Her recent work studies interactions between stone, sand, water, and wood. She began an on-going project this year, called Shorelines, that studies the beaches of Toronto. It’s mixed media: watercolor, acrylic, graphing pencil, pen and pastel, in 8×10 studies.

Throughout Oksana’s body of work there is a strong sense of familiarity, of something seen or felt and scattered by memory. There is a certainty to how she reassembles the landscapes she studies. Oksana is able to break down forms and patterns into a looser geometry, allowing them to unfold like origami and using them as metaphors to describe a search for something that may never be found, but must be pursued nonetheless.

 


Find out more, in Oksana’s words:

I’m drawn to the water for many reasons. I grew up playing on the coast of the Baltic, so the shore feels like home. Being by a body of water is also the surest way for me to feel the sublime. The wind playing across the surface of the water and the light picking up on the ripples with vast and complicated blue stretching across to the left, the right and beyond – I can almost feel my own heart stop at times.

Photo by Trisha Robinson

I work obsessively in series.

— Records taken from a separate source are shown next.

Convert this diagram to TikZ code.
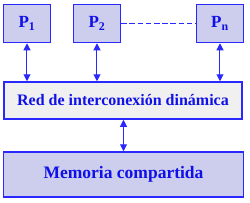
\documentclass[tikz,border=0pt]{standalone}
\usepackage{fontspec}
\setmainfont{Liberation Serif}
\usepackage{xcolor}
\usepackage{tikz}
\usetikzlibrary{arrows.meta,positioning}

\definecolor{boxblue}{HTML}{2828FF}
\definecolor{txtblue}{HTML}{1010E8}
\definecolor{procfill}{HTML}{CDCDEE}
\definecolor{redfill}{HTML}{F0F0F0}

\begin{document}
\begin{tikzpicture}[x=1pt,y=-1pt,font=\bfseries\color{txtblue},
    procbox/.style={draw=boxblue,line width=1.5pt,fill=procfill,minimum width=47pt,minimum height=38pt,inner sep=0pt,font=\fontsize{17}{19}\selectfont\bfseries\color{txtblue}},
    bigbox/.style={draw=boxblue,line width=1.5pt,inner sep=0pt},
    link/.style={draw=boxblue,line width=1pt,{Triangle[length=7pt,width=7pt]}-{Triangle[length=7pt,width=7pt]}}]
    \useasboundingbox (0,0) rectangle (250,202);
    \foreach \name/\sub/\x in {p1/1/27,p2/2/97,pn/n/220} {
      \node[procbox] (\name) at (\x,23.5) {P\textsubscript{\sub}};
    }
    \node[bigbox,fill=redfill,minimum width=238pt,minimum height=37pt,font=\fontsize{16}{18}\selectfont\bfseries\color{txtblue}] (red) at (123,100.5) {Red de interconexión dinámica};
    \node[bigbox,fill=procfill,minimum width=240pt,minimum height=45pt,font=\fontsize{17.5}{20}\selectfont\bfseries\color{txtblue}] (mem) at (123.5,174.5) {Memoria compartida};
    \draw[boxblue,line width=1pt,dash pattern=on 5.5pt off 2.7pt] (p2.east) -- (pn.west);
    \foreach \name in {p1,p2,pn} {
      \draw[link] (\name.south) -- (\name.south |- red.north);
    }
    \draw[link] (red.south -| mem.north) -- (mem.north);
  \end{tikzpicture}
\end{document}
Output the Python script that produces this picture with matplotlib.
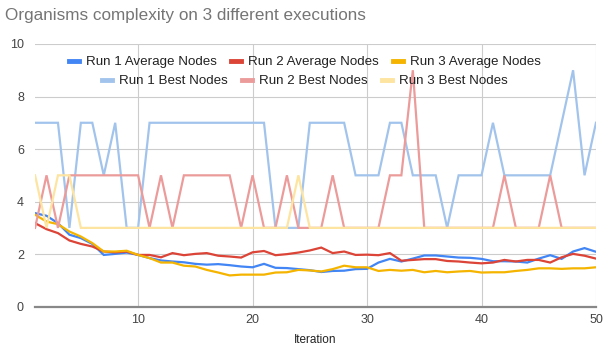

I keep going until something gives – like running out of paint, or energy, or focus. There are certain pieces that I will finish on the same day and others that will take weeks or even months. I relate to mountaineers and their approach to climbing. They may try to climb the same mountain a few times before reaching summit and it’s based on instinct and the individual calculation of risk factors. Some pieces are like these mountains – I’m exploring something complicated and unknown to me and at times and I have to turn back and accept that I will have to try again later.

Some pieces are like these mountains – I’m exploring something complicated and unknown to me and at times and I have to turn back and accept that I will have to try again later.

Having accepted this as my process, I have learned to give those works the space they require. This I think might be one of the biggest challenges I am facing constantly in my art practice. It’s hard to release the need to control the process or the expectation of results. It is agonizing and makes me dig deeper each time so that I can strip away another layer of my ego and continue to just work.

One of my mentors gave me the best piece of advice. He said, “Draw in the dark.” One of the principles he follows is that: “You, the artist are not the medium, the medium itself is the medium.” Drawing in the dark or blindfolded helps me strip my desire to control and to achieve some kind of an end. When I’m lost, it’s because I am looking for an ending or expecting a preconceived result and not focusing on the process. The only thing I can really control and my ability to let go of control.

I noticed that knowing when to pull back, knowing how not to over-compensate in one of my paintings reflects what I’m going through as a young woman. I actively have to check on myself and be reminded that I don’t need to do and be everything all the time; I am everything I need to be already. The simplest version of me is the truest me. The paintings that capture this are my strongest.

Oksana in her element – Photo by Trisha Robinson

I don’t need to do and be everything all the time; I am everything I need to be already. The simplest version of me is the truest me. The paintings that capture this are my strongest.

 

I started an on-going project earlier this spring, called Shorelines. I use mixed media: watercolor, acrylic, graphing pencil, pen and pastel in studies of the Beaches in Toronto. I go down to the water and I paint and draw on sheets of paper that are 8.5×11”.  It’s like postcard fiction but in visual form; each piece has its own atmosphere, its own weather. I chose not to work on watercolour paper. Instead, I am using thicker, slightly off-white drawing paper. The water warps it a little bit and because mostly they are completed outside some dirt might get on them. It makes the pieces feel fragile but not precious, like an artifact. You have to be careful with the pieces but you also feel their strength and that they survived.

In itself that is a kind of metaphor for the precarious state of the environment. I am keenly aware of how threatened the water is in our world and I hope that my work inspires or re-ignites love for the outdoors, thereby creating a desire to help. I hope that my being able to create awareness can grow into collaborations with sustainability and cleanup efforts both in Ontario and globally.